> _WHAT IS BEING ASKED_
Return all of the data exactly as written, without the pictures.

> _SUPPLIED MATERIAL_
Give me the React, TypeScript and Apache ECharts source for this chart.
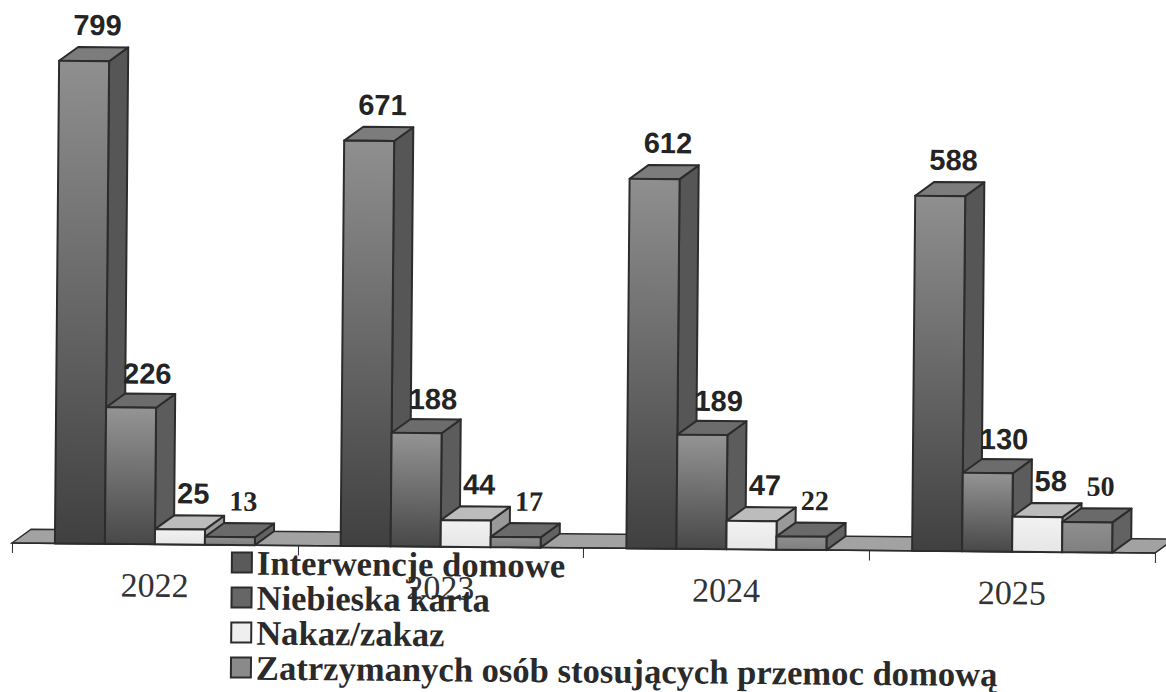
import React, { useEffect, useRef } from "react";
import * as echarts from "echarts";

const years = ["2022", "2023", "2024", "2025"];
const names = [
  "Interwencje domowe",
  "Niebieska karta",
  "Nakaz/zakaz",
  "Zatrzymanych osób stosujących przemoc domową",
];
const interwencje = [799, 671, 612, 588];
const niebieska = [226, 188, 189, 130];
const nakaz = [25, 44, 47, 58];
const zatrzymani = [13, 17, 22, 50];

const BAR_W = 50;
const DX = 19;
const DY = -14;
const GRID_LEFT = 12;
const GRID_W = 1143;
const BASE_Y = 548;
const Y_MAX = 900;
const PX_PER_UNIT = 0.604;

const looks = [
  { top: "#8f8f8f", bottom: "#404040", side: "#565656", cap: "#7c7c7c", legend: "#5a5a5a", font: "bold 29px 'Liberation Sans'", labelDx: 13, labelDy: -22 },
  { top: "#949494", bottom: "#484848", side: "#5c5c5c", cap: "#6c6c6c", legend: "#666666", font: "bold 29px 'Liberation Sans'", labelDx: 16, labelDy: -20 },
  { top: "#f2f2f2", bottom: "#e6e6e6", side: "#999999", cap: "#bcbcbc", legend: "#efefef", font: "bold 29px 'Liberation Sans'", labelDx: 13, labelDy: -22 },
  { top: "#8e8e8e", bottom: "#808080", side: "#626262", cap: "#6a6a6a", legend: "#8a8a8a", font: "bold 28px 'Liberation Serif'", labelDx: 13, labelDy: -22 },
];
const stroke = "#2c2c2c";

function barRenderer(seriesIndex: number) {
  const look = looks[seriesIndex];
  return (_params: any, api: any) => {
    const idx = api.value(0);
    const val = api.value(1);
    const [cx, yTop] = api.coord([idx, val]);
    const [, yBase] = api.coord([idx, 0]);
    const x0 = cx + (seriesIndex - 2) * BAR_W;
    const x1 = x0 + BAR_W;
    const line = { stroke, lineWidth: 2, lineJoin: "round" };
    return {
      type: "group",
      children: [
        {
          type: "polygon",
          shape: { points: [[x1, yTop], [x1 + DX, yTop + DY], [x1 + DX, yBase + DY], [x1, yBase]] },
          style: { fill: look.side, ...line },
        },
        {
          type: "polygon",
          shape: { points: [[x0, yTop], [x0 + DX, yTop + DY], [x1 + DX, yTop + DY], [x1, yTop]] },
          style: { fill: look.cap, ...line },
        },
        {
          type: "rect",
          shape: { x: x0, y: yTop, width: BAR_W, height: yBase - yTop },
          style: {
            fill: new echarts.graphic.LinearGradient(0, 0, 0, 1, [
              { offset: 0, color: look.top },
              { offset: 1, color: look.bottom },
            ]),
            ...line,
          },
        },
        {
          type: "text",
          x: x0 + BAR_W / 2 + look.labelDx,
          y: yTop + DY + look.labelDy,
          style: {
            text: String(val),
            font: look.font,
            fill: "#242424",
            textAlign: "center",
            textVerticalAlign: "middle",
          },
        },
      ],
    };
  };
}

function floorRenderer(params: any, api: any) {
  const [, y] = api.coord([0, 0]);
  const x = params.coordSys.x;
  const w = params.coordSys.width;
  return {
    type: "polygon",
    shape: { points: [[x, y], [x + DX, y + DY], [x + w + DX, y + DY], [x + w, y]] },
    style: { fill: "#a2a2a2", stroke, lineWidth: 1.5 },
  };
}

const seriesValues = [interwencje, niebieska, nakaz, zatrzymani];

export default function App() {
  const ref = useRef<HTMLDivElement>(null);
  useEffect(() => {
    const chart = echarts.init(ref.current!, undefined, { renderer: "svg" });
    chart.setOption({
      animation: false,
      backgroundColor: "#ffffff",
      grid: {
        left: GRID_LEFT,
        width: GRID_W,
        top: BASE_Y - Y_MAX * PX_PER_UNIT,
        height: Y_MAX * PX_PER_UNIT,
      },
      xAxis: {
        type: "category",
        data: years,
        axisLine: { show: true, lineStyle: { color: stroke, width: 1.5 } },
        axisTick: { show: true, alignWithLabel: false, length: 10, lineStyle: { color: stroke } },
        axisLabel: {
          margin: 24,
          fontFamily: "'Liberation Serif'",
          fontSize: 34,
          color: "#333333",
        },
        z: 1,
      },
      yAxis: { type: "value", min: 0, max: Y_MAX, show: false, splitLine: { show: false } },
      legend: {
        orient: "vertical",
        left: 226,
        top: 543,
        height: 180,
        width: 920,
        itemWidth: 20,
        itemHeight: 20,
        itemGap: 0,
        icon: "rect",
        z: 20,
        data: names.map((name, i) => ({
          name,
          icon: "rect",
          itemStyle: { color: looks[i].legend, borderColor: stroke, borderWidth: 2 },
        })),
        textStyle: {
          fontFamily: "'Liberation Serif'",
          fontWeight: "bold",
          fontSize: 34.6,
          lineHeight: 34,
          color: "#2a2a2a",
        },
      },
      series: [
        {
          type: "custom",
          name: "floor",
          silent: true,
          renderItem: floorRenderer,
          data: [[0, 0]],
          z: 0,
        },
        ...names.map((name, i) => ({
          type: "custom",
          name,
          renderItem: barRenderer(i),
          encode: { x: 0, y: 1 },
          data: seriesValues[i].map((v, k) => [k, v]),
          itemStyle: { color: looks[i].legend },
          z: 2 + i,
        })),
      ],
    });
    return () => chart.dispose();
  }, []);
  return (
    <div style={{ position: "fixed", left: 0, top: 0, width: 1166, height: 692, overflow: "hidden", background: "#fff" }}>
      <div
        ref={ref}
        style={{ width: 1166, height: 692, transform: "rotate(0.5deg)", transformOrigin: "583px 548px" }}
      />
    </div>
  );
}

> _RESULT FOR THIS EXERCISE_
Give me the React, TypeScript and Apache ECharts source for this chart.
import React, { useEffect, useRef } from "react";
import * as echarts from "echarts";

const years = ["2022", "2023", "2024", "2025"];
const names = [
  "Interwencje domowe",
  "Niebieska karta",
  "Nakaz/zakaz",
  "Zatrzymanych osób stosujących przemoc domową",
];
const interwencje = [799, 671, 612, 588];
const niebieska = [226, 188, 189, 130];
const nakaz = [25, 44, 47, 58];
const zatrzymani = [13, 17, 22, 50];

const BAR_W = 50;
const DX = 19;
const DY = -14;
const GRID_LEFT = 12;
const GRID_W = 1143;
const BASE_Y = 548;
const Y_MAX = 900;
const PX_PER_UNIT = 0.604;

const looks = [
  { top: "#8f8f8f", bottom: "#404040", side: "#565656", cap: "#7c7c7c", legend: "#5a5a5a", font: "bold 29px 'Liberation Sans'", labelDx: 13, labelDy: -22 },
  { top: "#949494", bottom: "#484848", side: "#5c5c5c", cap: "#6c6c6c", legend: "#666666", font: "bold 29px 'Liberation Sans'", labelDx: 16, labelDy: -20 },
  { top: "#f2f2f2", bottom: "#e6e6e6", side: "#999999", cap: "#bcbcbc", legend: "#efefef", font: "bold 29px 'Liberation Sans'", labelDx: 13, labelDy: -22 },
  { top: "#8e8e8e", bottom: "#808080", side: "#626262", cap: "#6a6a6a", legend: "#8a8a8a", font: "bold 28px 'Liberation Serif'", labelDx: 13, labelDy: -22 },
];
const stroke = "#2c2c2c";

function barRenderer(seriesIndex: number) {
  const look = looks[seriesIndex];
  return (_params: any, api: any) => {
    const idx = api.value(0);
    const val = api.value(1);
    const [cx, yTop] = api.coord([idx, val]);
    const [, yBase] = api.coord([idx, 0]);
    const x0 = cx + (seriesIndex - 2) * BAR_W;
    const x1 = x0 + BAR_W;
    const line = { stroke, lineWidth: 2, lineJoin: "round" };
    return {
      type: "group",
      children: [
        {
          type: "polygon",
          shape: { points: [[x1, yTop], [x1 + DX, yTop + DY], [x1 + DX, yBase + DY], [x1, yBase]] },
          style: { fill: look.side, ...line },
        },
        {
          type: "polygon",
          shape: { points: [[x0, yTop], [x0 + DX, yTop + DY], [x1 + DX, yTop + DY], [x1, yTop]] },
          style: { fill: look.cap, ...line },
        },
        {
          type: "rect",
          shape: { x: x0, y: yTop, width: BAR_W, height: yBase - yTop },
          style: {
            fill: new echarts.graphic.LinearGradient(0, 0, 0, 1, [
              { offset: 0, color: look.top },
              { offset: 1, color: look.bottom },
            ]),
            ...line,
          },
        },
        {
          type: "text",
          x: x0 + BAR_W / 2 + look.labelDx,
          y: yTop + DY + look.labelDy,
          style: {
            text: String(val),
            font: look.font,
            fill: "#242424",
            textAlign: "center",
            textVerticalAlign: "middle",
          },
        },
      ],
    };
  };
}

function floorRenderer(params: any, api: any) {
  const [, y] = api.coord([0, 0]);
  const x = params.coordSys.x;
  const w = params.coordSys.width;
  return {
    type: "polygon",
    shape: { points: [[x, y], [x + DX, y + DY], [x + w + DX, y + DY], [x + w, y]] },
    style: { fill: "#a2a2a2", stroke, lineWidth: 1.5 },
  };
}

const seriesValues = [interwencje, niebieska, nakaz, zatrzymani];

export default function App() {
  const ref = useRef<HTMLDivElement>(null);
  useEffect(() => {
    const chart = echarts.init(ref.current!, undefined, { renderer: "svg" });
    chart.setOption({
      animation: false,
      backgroundColor: "#ffffff",
      grid: {
        left: GRID_LEFT,
        width: GRID_W,
        top: BASE_Y - Y_MAX * PX_PER_UNIT,
        height: Y_MAX * PX_PER_UNIT,
      },
      xAxis: {
        type: "category",
        data: years,
        axisLine: { show: true, lineStyle: { color: stroke, width: 1.5 } },
        axisTick: { show: true, alignWithLabel: false, length: 10, lineStyle: { color: stroke } },
        axisLabel: {
          margin: 24,
          fontFamily: "'Liberation Serif'",
          fontSize: 34,
          color: "#333333",
        },
        z: 1,
      },
      yAxis: { type: "value", min: 0, max: Y_MAX, show: false, splitLine: { show: false } },
      legend: {
        orient: "vertical",
        left: 226,
        top: 543,
        height: 180,
        width: 920,
        itemWidth: 20,
        itemHeight: 20,
        itemGap: 0,
        icon: "rect",
        z: 20,
        data: names.map((name, i) => ({
          name,
          icon: "rect",
          itemStyle: { color: looks[i].legend, borderColor: stroke, borderWidth: 2 },
        })),
        textStyle: {
          fontFamily: "'Liberation Serif'",
          fontWeight: "bold",
          fontSize: 34.6,
          lineHeight: 34,
          color: "#2a2a2a",
        },
      },
      series: [
        {
          type: "custom",
          name: "floor",
          silent: true,
          renderItem: floorRenderer,
          data: [[0, 0]],
          z: 0,
        },
        ...names.map((name, i) => ({
          type: "custom",
          name,
          renderItem: barRenderer(i),
          encode: { x: 0, y: 1 },
          data: seriesValues[i].map((v, k) => [k, v]),
          itemStyle: { color: looks[i].legend },
          z: 2 + i,
        })),
      ],
    });
    return () => chart.dispose();
  }, []);
  return (
    <div style={{ position: "fixed", left: 0, top: 0, width: 1166, height: 692, overflow: "hidden", background: "#fff" }}>
      <div
        ref={ref}
        style={{ width: 1166, height: 692, transform: "rotate(0.5deg)", transformOrigin: "583px 548px" }}
      />
    </div>
  );
}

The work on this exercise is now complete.